§ Rows from a dataset of charts and code
■ ■ ■ ■
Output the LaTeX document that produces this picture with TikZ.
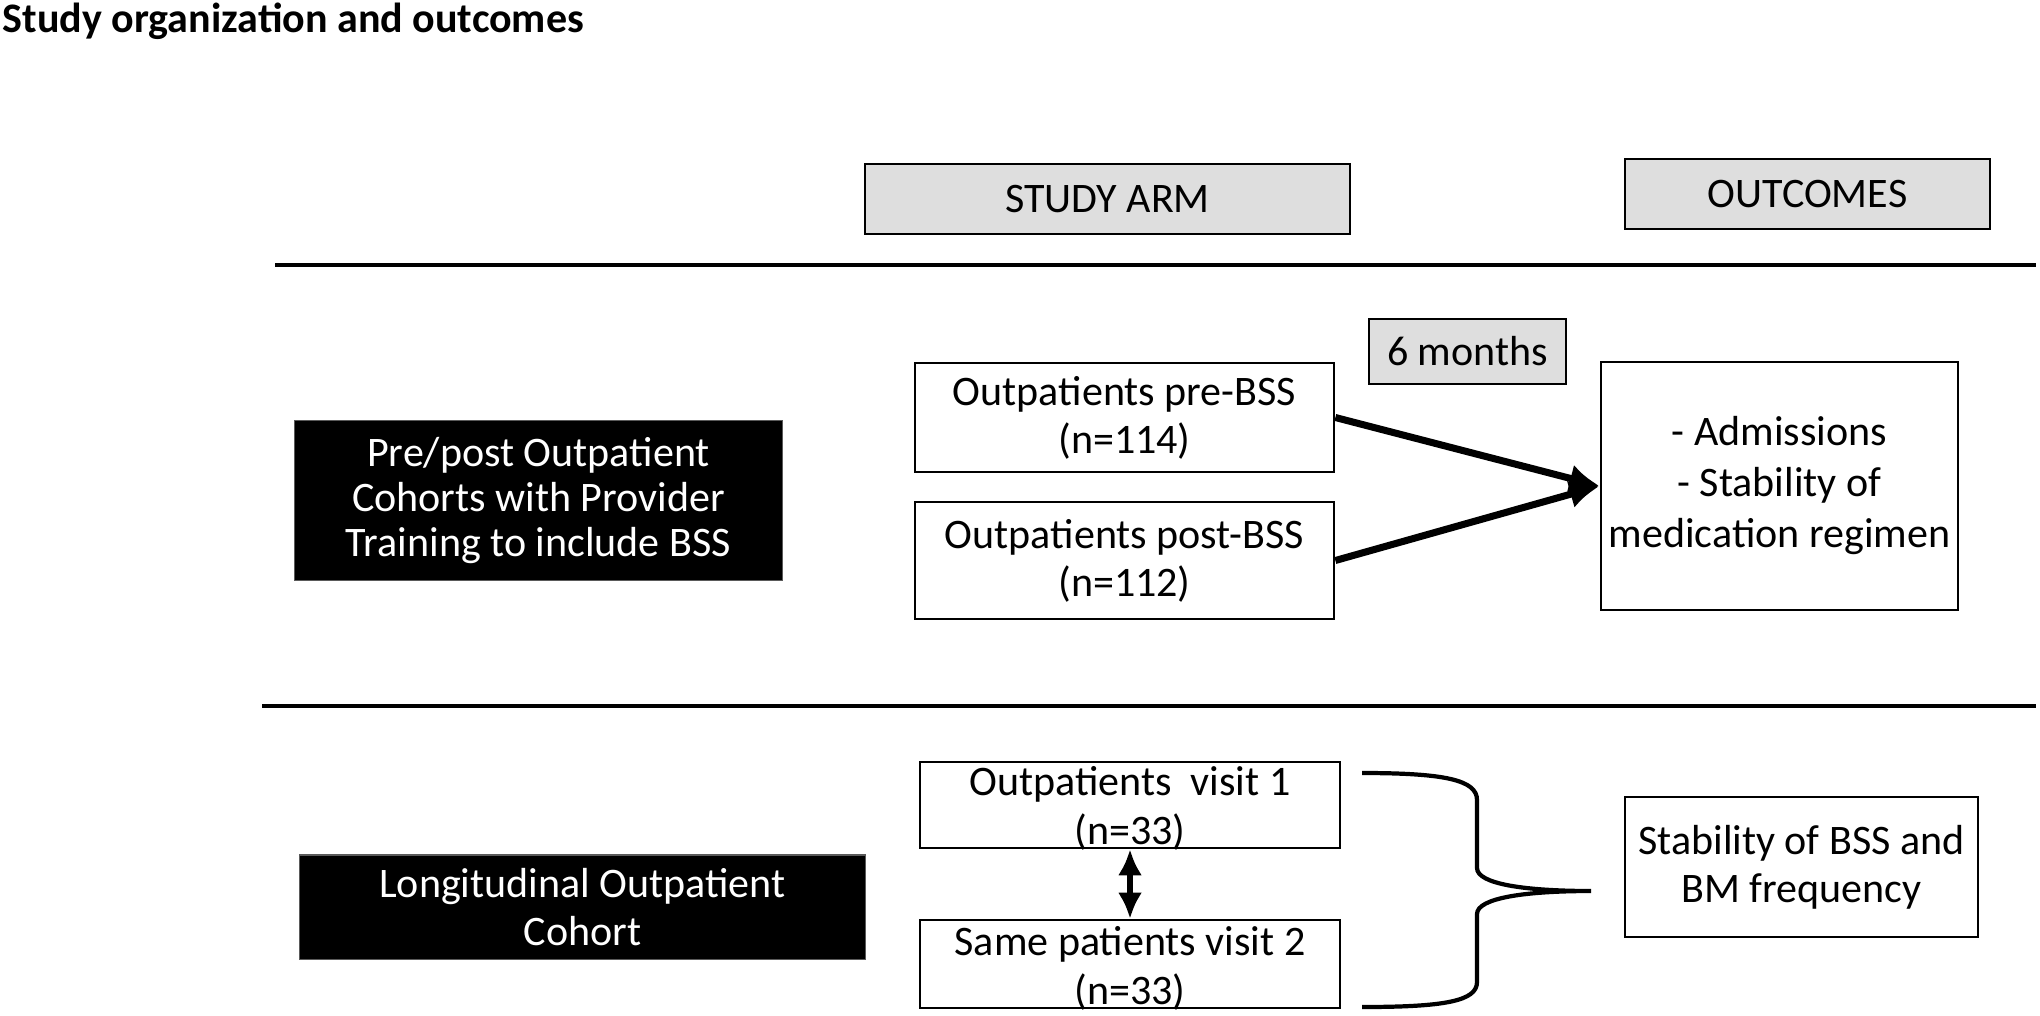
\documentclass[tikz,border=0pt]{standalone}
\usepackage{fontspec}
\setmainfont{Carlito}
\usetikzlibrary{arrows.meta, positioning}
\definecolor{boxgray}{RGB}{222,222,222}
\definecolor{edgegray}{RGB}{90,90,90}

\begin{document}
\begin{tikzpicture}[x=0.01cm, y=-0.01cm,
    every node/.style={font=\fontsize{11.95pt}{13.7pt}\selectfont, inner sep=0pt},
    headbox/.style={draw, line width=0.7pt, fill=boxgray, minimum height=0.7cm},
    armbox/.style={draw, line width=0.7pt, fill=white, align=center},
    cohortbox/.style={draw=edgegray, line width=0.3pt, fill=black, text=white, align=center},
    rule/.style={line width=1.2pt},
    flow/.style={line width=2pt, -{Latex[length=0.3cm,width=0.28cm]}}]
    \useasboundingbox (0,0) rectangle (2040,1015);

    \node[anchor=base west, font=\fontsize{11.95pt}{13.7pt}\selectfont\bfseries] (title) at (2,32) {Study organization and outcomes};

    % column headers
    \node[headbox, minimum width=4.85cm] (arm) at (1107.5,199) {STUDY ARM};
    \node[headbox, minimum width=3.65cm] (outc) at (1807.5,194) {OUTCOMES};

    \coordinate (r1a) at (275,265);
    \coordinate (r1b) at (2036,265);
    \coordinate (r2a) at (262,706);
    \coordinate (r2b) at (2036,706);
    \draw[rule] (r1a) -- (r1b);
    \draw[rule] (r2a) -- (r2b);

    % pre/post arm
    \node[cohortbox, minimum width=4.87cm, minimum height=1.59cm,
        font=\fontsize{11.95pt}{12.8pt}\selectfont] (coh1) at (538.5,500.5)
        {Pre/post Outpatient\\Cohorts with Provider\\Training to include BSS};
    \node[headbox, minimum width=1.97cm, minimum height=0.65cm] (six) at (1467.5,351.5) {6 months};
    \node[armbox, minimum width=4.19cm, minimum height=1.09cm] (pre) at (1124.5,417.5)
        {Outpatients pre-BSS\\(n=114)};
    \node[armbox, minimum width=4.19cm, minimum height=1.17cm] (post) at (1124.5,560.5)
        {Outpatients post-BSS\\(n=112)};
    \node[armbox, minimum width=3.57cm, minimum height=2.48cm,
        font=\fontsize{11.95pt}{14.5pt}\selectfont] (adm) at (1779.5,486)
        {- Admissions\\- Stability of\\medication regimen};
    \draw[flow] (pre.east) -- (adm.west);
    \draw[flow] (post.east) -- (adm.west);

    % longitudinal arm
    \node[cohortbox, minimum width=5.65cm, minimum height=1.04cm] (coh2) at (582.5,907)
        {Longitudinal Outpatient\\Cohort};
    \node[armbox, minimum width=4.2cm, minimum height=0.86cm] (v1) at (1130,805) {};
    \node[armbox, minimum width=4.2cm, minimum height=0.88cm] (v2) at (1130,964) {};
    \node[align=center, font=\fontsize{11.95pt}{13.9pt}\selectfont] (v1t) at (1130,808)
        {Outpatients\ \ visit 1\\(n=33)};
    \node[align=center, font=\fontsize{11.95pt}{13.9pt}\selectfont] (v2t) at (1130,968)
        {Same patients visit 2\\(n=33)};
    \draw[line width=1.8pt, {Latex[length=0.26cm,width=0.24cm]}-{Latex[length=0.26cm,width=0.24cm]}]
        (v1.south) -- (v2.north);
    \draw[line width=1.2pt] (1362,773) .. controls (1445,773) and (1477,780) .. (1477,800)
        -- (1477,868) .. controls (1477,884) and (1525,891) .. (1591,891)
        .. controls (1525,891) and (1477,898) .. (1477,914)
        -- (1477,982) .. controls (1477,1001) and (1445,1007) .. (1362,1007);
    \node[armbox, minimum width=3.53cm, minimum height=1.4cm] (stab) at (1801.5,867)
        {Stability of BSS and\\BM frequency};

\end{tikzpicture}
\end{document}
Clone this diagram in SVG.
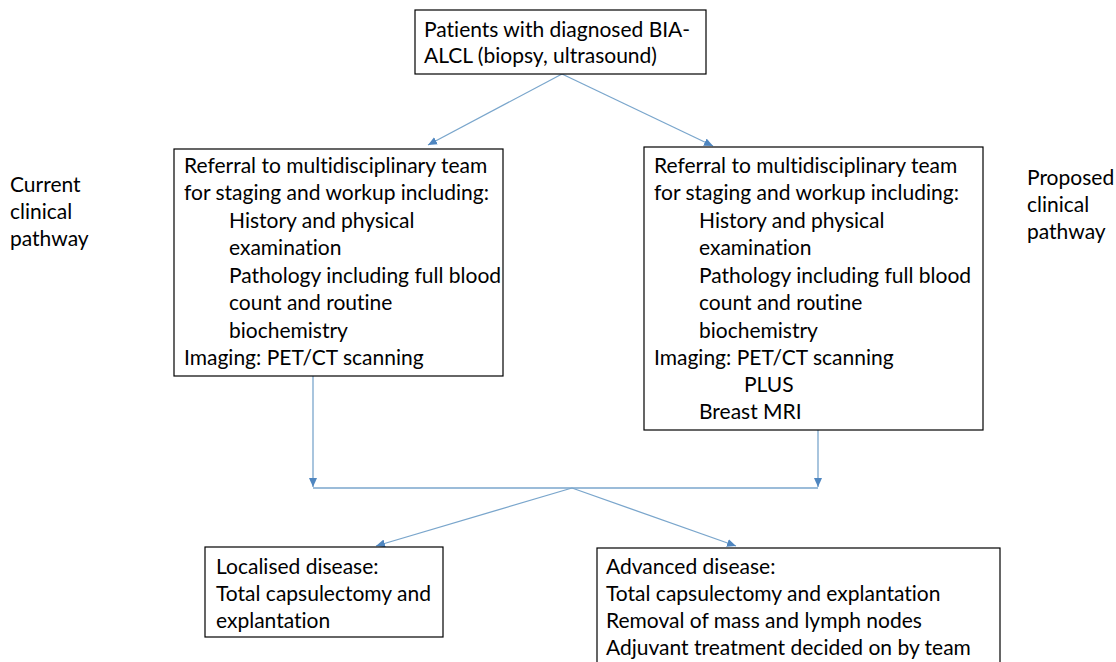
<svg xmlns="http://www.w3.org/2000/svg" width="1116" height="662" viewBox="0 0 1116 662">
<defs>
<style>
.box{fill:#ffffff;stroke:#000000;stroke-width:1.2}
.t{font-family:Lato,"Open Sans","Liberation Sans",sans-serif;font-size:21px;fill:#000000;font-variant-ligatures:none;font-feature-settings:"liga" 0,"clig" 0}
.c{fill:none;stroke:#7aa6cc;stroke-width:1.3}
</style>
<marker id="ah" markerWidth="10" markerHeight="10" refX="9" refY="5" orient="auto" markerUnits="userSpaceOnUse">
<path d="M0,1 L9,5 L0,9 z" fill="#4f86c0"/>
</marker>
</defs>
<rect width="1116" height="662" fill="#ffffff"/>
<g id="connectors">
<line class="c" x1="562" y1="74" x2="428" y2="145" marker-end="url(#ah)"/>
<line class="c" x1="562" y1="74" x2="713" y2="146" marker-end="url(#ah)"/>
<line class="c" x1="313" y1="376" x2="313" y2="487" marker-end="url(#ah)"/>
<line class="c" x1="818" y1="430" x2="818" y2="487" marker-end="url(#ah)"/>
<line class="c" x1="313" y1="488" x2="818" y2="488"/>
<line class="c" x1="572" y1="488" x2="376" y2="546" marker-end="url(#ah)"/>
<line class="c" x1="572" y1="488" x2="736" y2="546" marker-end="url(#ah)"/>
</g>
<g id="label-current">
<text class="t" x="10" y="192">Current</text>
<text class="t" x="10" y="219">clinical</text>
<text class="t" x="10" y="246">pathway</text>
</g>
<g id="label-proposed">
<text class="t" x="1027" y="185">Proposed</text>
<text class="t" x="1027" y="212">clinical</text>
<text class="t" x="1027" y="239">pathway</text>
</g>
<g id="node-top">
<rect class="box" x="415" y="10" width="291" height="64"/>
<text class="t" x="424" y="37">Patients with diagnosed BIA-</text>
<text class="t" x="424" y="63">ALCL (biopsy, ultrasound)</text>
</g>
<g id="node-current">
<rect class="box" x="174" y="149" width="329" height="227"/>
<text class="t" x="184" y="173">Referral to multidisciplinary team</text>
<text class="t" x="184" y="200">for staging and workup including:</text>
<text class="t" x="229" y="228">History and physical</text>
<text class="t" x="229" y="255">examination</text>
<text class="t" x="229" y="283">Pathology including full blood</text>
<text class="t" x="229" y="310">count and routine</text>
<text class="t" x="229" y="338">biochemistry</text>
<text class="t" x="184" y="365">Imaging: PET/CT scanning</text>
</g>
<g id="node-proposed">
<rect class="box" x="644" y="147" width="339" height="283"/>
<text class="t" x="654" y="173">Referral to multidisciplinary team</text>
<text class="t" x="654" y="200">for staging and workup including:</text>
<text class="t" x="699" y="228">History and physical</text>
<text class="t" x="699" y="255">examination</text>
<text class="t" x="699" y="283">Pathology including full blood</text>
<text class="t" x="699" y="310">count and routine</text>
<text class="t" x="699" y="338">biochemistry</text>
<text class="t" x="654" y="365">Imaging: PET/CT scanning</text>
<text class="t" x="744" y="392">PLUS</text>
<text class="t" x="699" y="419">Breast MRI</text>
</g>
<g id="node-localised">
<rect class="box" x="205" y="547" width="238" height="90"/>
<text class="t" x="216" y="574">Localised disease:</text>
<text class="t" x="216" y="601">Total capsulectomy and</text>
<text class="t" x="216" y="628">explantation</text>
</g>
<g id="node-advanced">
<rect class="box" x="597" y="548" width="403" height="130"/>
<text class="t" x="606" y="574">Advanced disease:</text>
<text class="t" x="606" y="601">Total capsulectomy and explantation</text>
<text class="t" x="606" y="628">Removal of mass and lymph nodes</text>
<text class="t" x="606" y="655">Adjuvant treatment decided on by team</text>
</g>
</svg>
■ ■ ■ ■
§ What the task requires
Give again, word for word, every line from the top of the data above to the line holding "(title) at (2,32)", inclusive, with the pictures left out.

§ Task output
Output the LaTeX document that produces this picture with TikZ.
\documentclass[tikz,border=0pt]{standalone}
\usepackage{fontspec}
\setmainfont{Carlito}
\usetikzlibrary{arrows.meta, positioning}
\definecolor{boxgray}{RGB}{222,222,222}
\definecolor{edgegray}{RGB}{90,90,90}

\begin{document}
\begin{tikzpicture}[x=0.01cm, y=-0.01cm,
    every node/.style={font=\fontsize{11.95pt}{13.7pt}\selectfont, inner sep=0pt},
    headbox/.style={draw, line width=0.7pt, fill=boxgray, minimum height=0.7cm},
    armbox/.style={draw, line width=0.7pt, fill=white, align=center},
    cohortbox/.style={draw=edgegray, line width=0.3pt, fill=black, text=white, align=center},
    rule/.style={line width=1.2pt},
    flow/.style={line width=2pt, -{Latex[length=0.3cm,width=0.28cm]}}]
    \useasboundingbox (0,0) rectangle (2040,1015);

    \node[anchor=base west, font=\fontsize{11.95pt}{13.7pt}\selectfont\bfseries] (title) at (2,32) {Study organization and outcomes};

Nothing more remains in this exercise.